As for ring buffer design I’m not sure I understand their solution. Article mentions media encoder runs in a separate process. Chromium threads live in their processes (afaik) as well. But ring buffer requirement says “lock free” which only make sense inside a single process.

replies(2): >>42086021 #>>42095669 #
14. namibj ◴[] No.42077690[source]
The sending is fine; cairo just won't create these bitmaps fast enough.
replies(1): >>42082926 #
15. adamrezich ◴[] No.42082926{3}[source]
Was this true back in 2011 or so? I'm genuinely curious—this may be yet another layer of me having no idea of what I was doing at the time, but I thought I remember determining (somehow) that the problem was the CPU-to-GPU bottleneck. It may have been that I got 720p 30FPS working just fine, but then 1080p was in the single digits, and I just made a bad assumption, or something.
replies(1): >>42083542 #
16. jmb99 ◴[] No.42083542{4}[source]
1080p@60 is “only” around 500MB/s, which should have been possible a decade ago. PCIe 1.0 x16 bandwidth maxed out at 4GB/s, so even if you weren’t on a top of the line system with PCIe 2.0 (or brand new 3.0!) you should have been fine on that front[1].

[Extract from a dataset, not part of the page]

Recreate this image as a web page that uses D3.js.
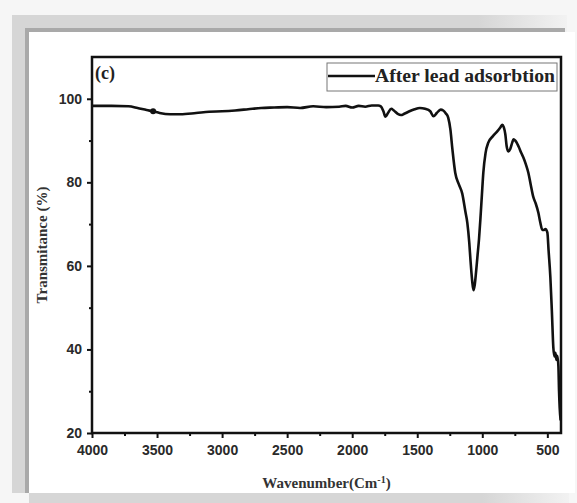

More than likely the CPU wasn’t able to keep up. The pipeline was likely generating a frame, storing it to memory, copying from memory to the PCIe device memory, displaying the frame, then generating the next frame. It wouldn’t surprise me if a ~2010 era CPU struggled doing so.

[1] Pretty much any GPU’s memory bandwidth is going to be limited by link speed. An 8800GTS 320MB from 2007 had a theoretical memory bandwidth of around 64GB/s, for reference.

17. rstuart4133 ◴[] No.42086021{3}[source]
> But ring buffer requirement says “lock free” which only make sense inside a single process.

No, "lock free" is a thing that's nice to have when you've got two threads accessing the same memory. It doesn't matter if those two threads are in the same process or it's two different processes accessing the same memory. It's almost certainly two different processes in this case, and the shared memory is probably memory mapped file.

Whatever it is, the shared memory approach is going to be much faster using the kernel to ship the data between the two processes. Via the kernel means two copies, and probably two syscalls as well.

replies(1): >>42163399 #
18. rstuart4133 ◴[] No.42086080{4}[source]
There are no packets on the user's API. But under the hood everything is sent in packets, numbered, ACK'ed and checksumed. The maximum packet size supported by IP is 64KB, as they say. I'm surprised the kernel supports that because I'm not aware of any real device that supports packets that big (Ethernet Jumbo Frames are only 9KB), but I guess it must.
19. evoke4908 ◴[] No.42095669{3}[source]
"Lock-free" does not in any way imply a single process. Quite the opposite. We don't call single-thread code lock-free because all single-thread code is lock free by definition. You kind of can't use locks at all in this context, so it makes no sense to describe it as lock-free. This is like gluten-free water, complete nonsense.

Lock-free code is designed for concurrent access, but using some clever tricks to handle synchronization between processes without actually invoking a lock. Lock-free explicitly means parallel.

replies(1): >>42163373 #
20. kikimora ◴[] No.42163373{4}[source]
I’m talking about single process with multiple threads where lock free makes sense.
21. kikimora ◴[] No.42163399{4}[source]
I understand you can setup a data structure in shared memory and use lock free instructions to access it. However, I have never seen this is done in practice due to complexity. One particularly complicated scenario that comes to mind is dealing with unexpected process failures. This is quite different to dealing with exceptions in a thread.